Quedar impregnada y enamorada del aroma de la naturaleza, del olor de las miradas saturadas de pureza de cada niño, de la melodía de cada palabra de nuestros mayores, de la magia saliente en la sonrisa de cada indígena, de la sabiduría expresada en cada punzada que dan las manos de las mujeres al tejer las tutu (mochilas) —manos que tejen vida y creación—. Mujeres labradoras de camino y comunidad, del sonido de pies descalzos que sienten y conocen su territorio, pies trabajosos y cansados sin suela que calzar. Abrazos que me hablan de esperanza; guandul, guineo, malanga, caña y el compás del Chicote me sumergían en la Sierra. Cartas, abrazos, besos, risas, regalos, tejidos, secretos, juegos, palabras, actos, siembra, tierra me enseñaban la Pasión, me enseñaron el amor. Largas y muy duras caminadas- de esas que saben dejar cayo en los pies me ilustraban la fuerza, valentía, el amor, la entereza, la lucha, el territorio y el pueblo.

Mantas, mochilas y poporos que pregonan resistencia, lágrimas de un pueblo que pide ser digno, ser escuchado y reconocido, lágrimas de un pueblo que lucha y defiende su territorio, que enferma cuando enferma la pachamama, realidades de un pueblo abandonado, desamparado, escondido, expropiado, detenido, con miedo, callado, sufrido. Un pueblo descalzo, con hambre, niños desnutridos, sin libros, sin balones, sin muñecas, muchos sin acceso a educación, sin juegos, sin tecnología, sin lujos, sin luz, sin estado.

Aun así, un pueblo maravilloso, que vive, que sabe su sentido, que piensa, que trasciende, que ama, que siembra libertad, que habita, actúa, siente, piensa en comunidad, que es uno con la madre tierra, que enseña, que escucha, que construye y camina. Pueblo que habita en lejanías.

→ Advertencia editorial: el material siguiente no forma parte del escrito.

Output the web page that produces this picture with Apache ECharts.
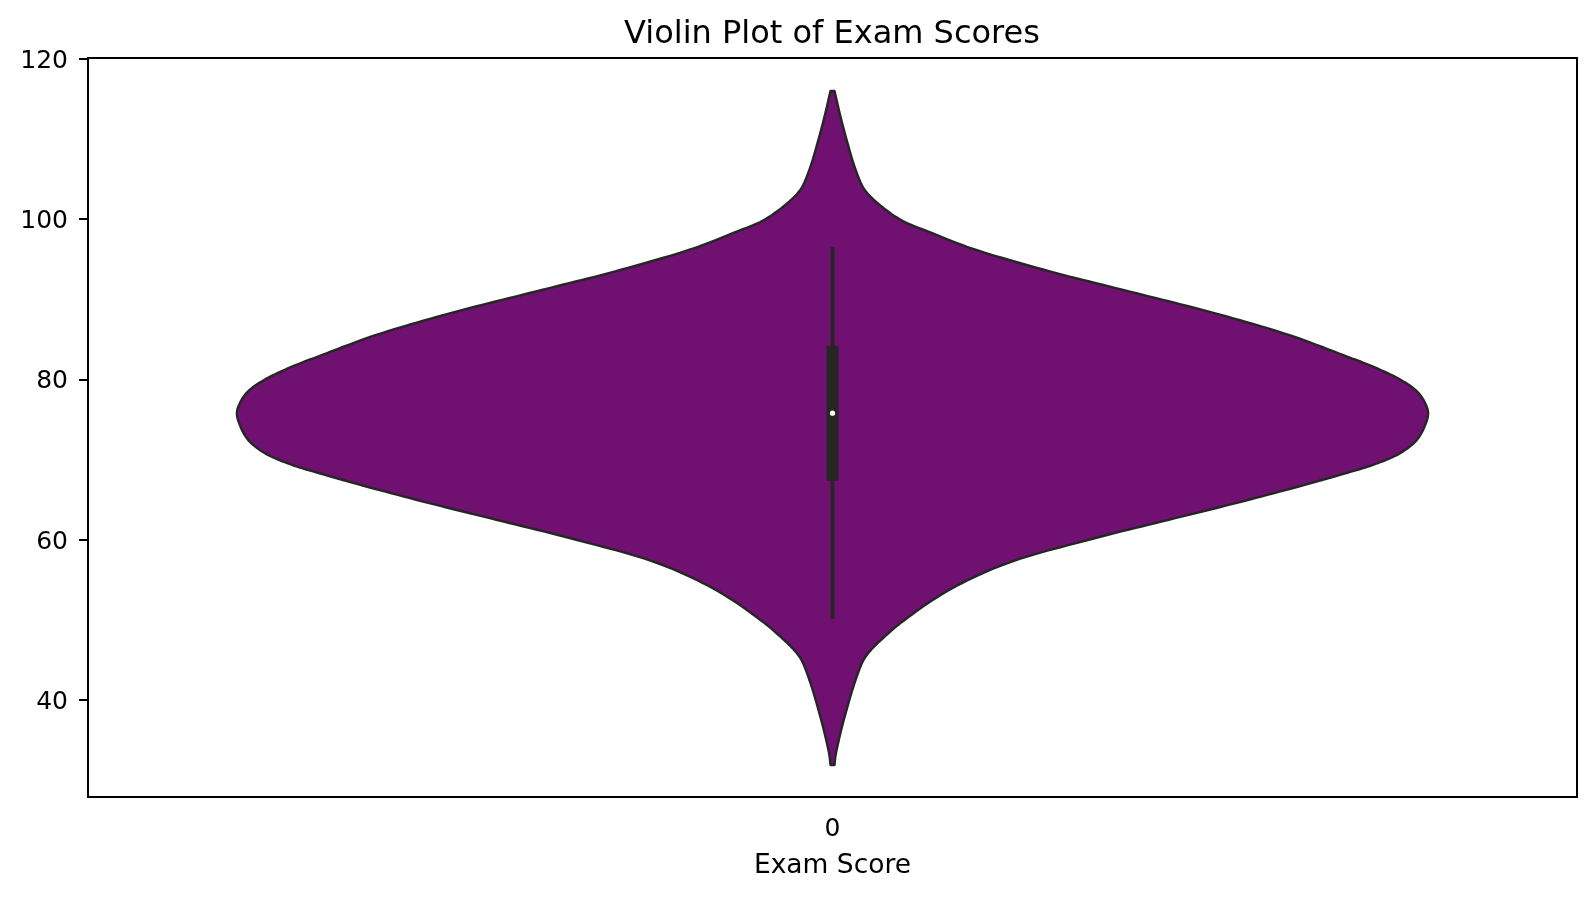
<!DOCTYPE html>
<html>
<head>
<meta charset="utf-8">
<script src="https://cdn.jsdelivr.net/npm/echarts@6/dist/echarts.min.js"></script>
<style>
html,body{margin:0;padding:0;background:#fff;}
#chart{width:1596px;height:898px;}
</style>
</head>
<body>
<div id="chart"></div>
<script>
// Category on the x axis
const categories = ['0'];
// y-axis tick labels
const yTicks = [40, 60, 80, 100, 120];
// Violin outline: score values and relative widths (density, 1 = widest)
const kdeScores = [116.0, 112.8, 109.5, 106.2, 103.7, 101.7, 99.8, 98.3, 96.4, 93.5, 91.0, 88.5, 85.8, 84.3, 83.1, 81.6, 80.0, 78.5, 77.05, 75.8, 74.3, 72.5, 70.8, 69.35, 68.1, 67.1, 64.8, 62.5, 60.0, 57.1, 53.7, 49.8, 47.9, 46.2, 45.0, 42.5, 39.2, 35.9, 33.0, 31.9];
const kdeWidths = [0.0034, 0.0134, 0.0252, 0.0387, 0.0538, 0.0807, 0.1176, 0.1664, 0.2319, 0.3647, 0.4975, 0.6303, 0.7563, 0.8134, 0.8555, 0.9076, 0.9529, 0.9815, 0.995, 1.0, 0.995, 0.9815, 0.9529, 0.9076, 0.8521, 0.805, 0.689, 0.5647, 0.4303, 0.2941, 0.195, 0.1176, 0.0874, 0.0639, 0.0521, 0.0387, 0.0252, 0.0134, 0.005, 0.0034];
// Box statistics: lower whisker, Q1, median, Q3, upper whisker
const boxStats = [50.1, 67.35, 75.8, 84.2, 96.5];

const chart = echarts.init(document.getElementById('chart'));
const FONT = 'DejaVu Sans';
const dark = '#262626';

// centripetal Catmull-Rom through the outline points (rendering only)
function spline(pts, steps) {
  const n = pts.length;
  const P = [];
  P.push([2 * pts[0][0] - pts[1][0], 2 * pts[0][1] - pts[1][1]]);
  for (const p of pts) P.push(p);
  P.push([2 * pts[n - 1][0] - pts[n - 2][0], 2 * pts[n - 1][1] - pts[n - 2][1]]);
  const out = [];
  const d = (a, b) => Math.pow(Math.hypot(b[0] - a[0], b[1] - a[1]) + 1e-6, 0.5);
  const lerp = (a, b, ta, tb, t) => {
    const w = (t - ta) / (tb - ta);
    return [a[0] + (b[0] - a[0]) * w, a[1] + (b[1] - a[1]) * w];
  };
  for (let i = 1; i < P.length - 2; i++) {
    const p0 = P[i - 1], p1 = P[i], p2 = P[i + 1], p3 = P[i + 2];
    const t0 = 0, t1 = t0 + d(p0, p1), t2 = t1 + d(p1, p2), t3 = t2 + d(p2, p3);
    for (let s = 0; s < steps; s++) {
      const t = t1 + (t2 - t1) * s / steps;
      const A1 = lerp(p0, p1, t0, t1, t), A2 = lerp(p1, p2, t1, t2, t), A3 = lerp(p2, p3, t2, t3, t);
      const B1 = lerp(A1, A2, t0, t2, t), B2 = lerp(A2, A3, t1, t3, t);
      out.push(lerp(B1, B2, t1, t2, t));
    }
  }
  out.push(pts[n - 1]);
  return out;
}

const option = {
  animation: false,
  backgroundColor: '#fff',
  graphic: [{
    type: 'text',
    x: 832, y: 35,
    style: {
      text: 'Violin Plot of Exam Scores',
      fontFamily: FONT, fontSize: 32, fill: '#000',
      textAlign: 'center', textVerticalAlign: 'middle'
    }
  }],
  grid: {
    left: 88, right: 19, top: 58, bottom: 101,
    show: true, borderColor: '#000', borderWidth: 2, backgroundColor: 'transparent'
  },
  xAxis: {
    type: 'category',
    data: categories,
    boundaryGap: true,
    name: 'Exam Score',
    nameLocation: 'middle',
    nameGap: 56,
    nameTextStyle: { fontFamily: FONT, fontSize: 26.5, color: '#000' },
    axisLine: { lineStyle: { color: '#000', width: 2 } },
    axisTick: { alignWithLabel: true, length: 9, lineStyle: { color: '#000', width: 2 } },
    axisLabel: { fontFamily: FONT, fontSize: 25, color: '#000', margin: 20 }
  },
  yAxis: {
    type: 'value',
    min: 27.9,
    max: 120.12,
    splitLine: { show: false },
    axisLine: { show: true, lineStyle: { color: '#000', width: 2 } },
    axisTick: { show: true, length: 9, customValues: yTicks, lineStyle: { color: '#000', width: 2 } },
    axisLabel: { fontFamily: FONT, fontSize: 25, color: '#000', margin: 20, customValues: yTicks, verticalAlign: 'top', lineHeight: 5 }
  },
  series: [
    {
      type: 'custom',
      name: 'violin',
      data: [[0, boxStats[2]]],
      encode: { x: 0, y: 1 },
      renderItem: function (params, api) {
        const band = api.size([1, 0])[0];
        const cx = api.coord([0, boxStats[2]])[0];
        const half = band * 0.4;
        const right = [];
        for (let i = 0; i < kdeScores.length; i++) {
          const y = api.coord([0, kdeScores[i]])[1];
          right.push([kdeWidths[i] * half, y]);
        }
        const curve = spline(right, 12);
        const pts = curve.map(p => [cx + p[0], p[1]])
          .concat(curve.slice().reverse().map(p => [cx - p[0], p[1]]));
        const yLo = api.coord([0, boxStats[0]])[1];
        const yQ1 = api.coord([0, boxStats[1]])[1];
        const yMed = api.coord([0, boxStats[2]])[1];
        const yQ3 = api.coord([0, boxStats[3]])[1];
        const yHi = api.coord([0, boxStats[4]])[1];
        return {
          type: 'group',
          children: [
            {
              type: 'polygon',
              shape: { points: pts },
              style: { fill: '#701070', stroke: dark, lineWidth: 2.4, lineJoin: 'round' }
            },
            {
              type: 'line',
              shape: { x1: cx, y1: yHi, x2: cx, y2: yLo },
              style: { stroke: dark, lineWidth: 4 }
            },
            {
              type: 'rect',
              shape: { x: cx - 6, y: yQ3, width: 12, height: yQ1 - yQ3 },
              style: { fill: dark }
            },
            {
              type: 'circle',
              shape: { cx: cx, cy: yMed, r: 2.6 },
              style: { fill: '#fff' }
            }
          ]
        };
      }
    }
  ]
};
chart.setOption(option);
</script>
</body>
</html>
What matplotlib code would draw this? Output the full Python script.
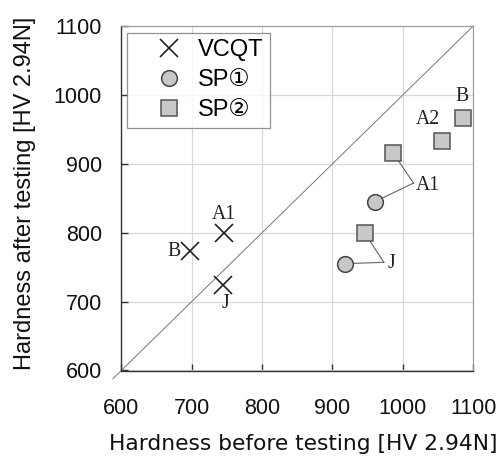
import matplotlib
matplotlib.use("Agg")
import matplotlib.pyplot as plt

plt.rcParams['font.family'] = ['Liberation Sans', 'DejaVu Sans', 'Noto Sans CJK JP']

vcqt_x = [746, 698, 744]
vcqt_y = [799, 773, 724]
vcqt_lab = ["A1", "B", "J"]

sp1_x = [960, 918]
sp1_y = [845, 755]
sp1_lab = ["A1", "J"]

sp2_x = [986, 1056, 1086, 946]
sp2_y = [916, 933, 966, 799]
sp2_lab = ["A1", "A2", "B", "J"]

ticks = [600, 700, 800, 900, 1000, 1100]

W, H = 503, 459
fig = plt.figure(figsize=(W / 100, H / 100), dpi=100)
L, R, T, B = 121.3, 473.3, 26.0, 370.5
ax = fig.add_axes([L / W, 1 - B / H, (R - L) / W, (B - T) / H])
ax.set_xlim(600, 1100)
ax.set_ylim(600, 1100)
ax.set_xticks(ticks)
ax.set_yticks(ticks)
ax.grid(True, color='#d8d8d8', linewidth=0.9, zorder=0)
ax.set_axisbelow(True)
ax.plot([588, 1100], [588, 1100], color='#777777', linewidth=0.7, zorder=1,
        clip_on=False)

ax.plot(vcqt_x, vcqt_y, linestyle='none', marker='x', markersize=12.5,
        markeredgewidth=1.2, color='#222222', label='VCQT', zorder=4)
ax.plot(sp1_x, sp1_y, linestyle='none', marker='o', markersize=11.3,
        markerfacecolor='#c8c8c8', markeredgecolor='#444444', markeredgewidth=1.1,
        label='SP①', zorder=4)
ax.plot(sp2_x, sp2_y, linestyle='none', marker='s', markersize=12,
        markerfacecolor='#c8c8c8', markeredgecolor='#555555', markeredgewidth=1.1,
        label='SP②', zorder=4)

serif = dict(family='Liberation Serif', fontsize=14.2, color='#222222')
# VCQT labels
ax.text(vcqt_x[0], 827, vcqt_lab[0], ha='center', va='center', **serif)
ax.text(684, vcqt_y[1], vcqt_lab[1], ha='right', va='center', **serif)
ax.text(vcqt_x[2] + 4, 697, vcqt_lab[2], ha='center', va='center', **serif)
# SP2 A2, B labels
ax.text(1036, 964, sp2_lab[1], ha='center', va='center', **serif)
ax.text(1084, 997, sp2_lab[2], ha='center', va='center', **serif)

# leader lines for A1 and J
lc = '#666666'
jA = (1015, 872)
ax.plot([jA[0], sp2_x[0]], [jA[1], sp2_y[0]], color=lc, linewidth=0.8, zorder=3)
ax.plot([jA[0], sp1_x[0]], [jA[1], sp1_y[0]], color=lc, linewidth=0.8, zorder=3)
ax.text(1018, 868, "A1", ha='left', va='center', **serif)
jJ = (973, 757)
ax.plot([jJ[0], sp2_x[3]], [jJ[1], sp2_y[3]], color=lc, linewidth=0.8, zorder=3)
ax.plot([jJ[0], sp1_x[1]], [jJ[1], sp1_y[1]], color=lc, linewidth=0.8, zorder=3)
ax.text(978, 755, "J", ha='left', va='center', **serif)

for s in ['top', 'right']:
    ax.spines[s].set_color('#999999')
    ax.spines[s].set_linewidth(0.8)
for s in ['left', 'bottom']:
    ax.spines[s].set_color('#333333')
    ax.spines[s].set_linewidth(1.0)
ax.tick_params(direction='in', length=5, width=1, colors='#333333',
               labelsize=15.5, labelcolor='#111111')
ax.tick_params(axis='x', pad=20)
ax.tick_params(axis='y', pad=14)

ax.set_xlabel('Hardness before testing [HV 2.94N]', fontsize=15.7,
              family=['DejaVu Sans'], color='#111111')
ax.xaxis.set_label_coords(((L + R) / 2 + 6 - L) / (R - L), -(444 - B) / (B - T))
ax.xaxis.label.set_va('center')
ax.set_ylabel('Hardness after testing [HV 2.94N]', fontsize=17, color='#111111')
ax.yaxis.set_label_coords((25 - L) / (R - L), 1 - (193.5 - T) / (B - T))
ax.yaxis.label.set_va('center')

leg = ax.legend(loc='upper left',
                bbox_to_anchor=((127.3 - L) / (R - L), 1 - (32.7 - T) / (B - T)),
                borderaxespad=0, fontsize=17,
                frameon=True, fancybox=False, edgecolor='#777777',
                handletextpad=-0.3, borderpad=0.28, labelspacing=0.34,
                handlelength=3.0)
leg.get_frame().set_linewidth(0.9)

fig.savefig('out.png', dpi=100)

No son animales, no son “los menores”, no son corrales, mucho menos son salvajes. Jewrwa- tierra de aguas lugar de nuestros hermanos mayores. Las bestias somos nosotros, conjunto de civiles dominados por la rivalidad, el egoísmo, la competencia, lo material, la ignorancia, lo insignificante, lo absurdo. Las bestias somos nosotros que no hemos aprendido a vivir, que no hemos podido convivir, las bestias somos nosotros que ni sabemos que es lo que somos, porque finalmente somos producto de un recopilado de “manoseos” externos de los cuales somos y seguiremos siendo presos.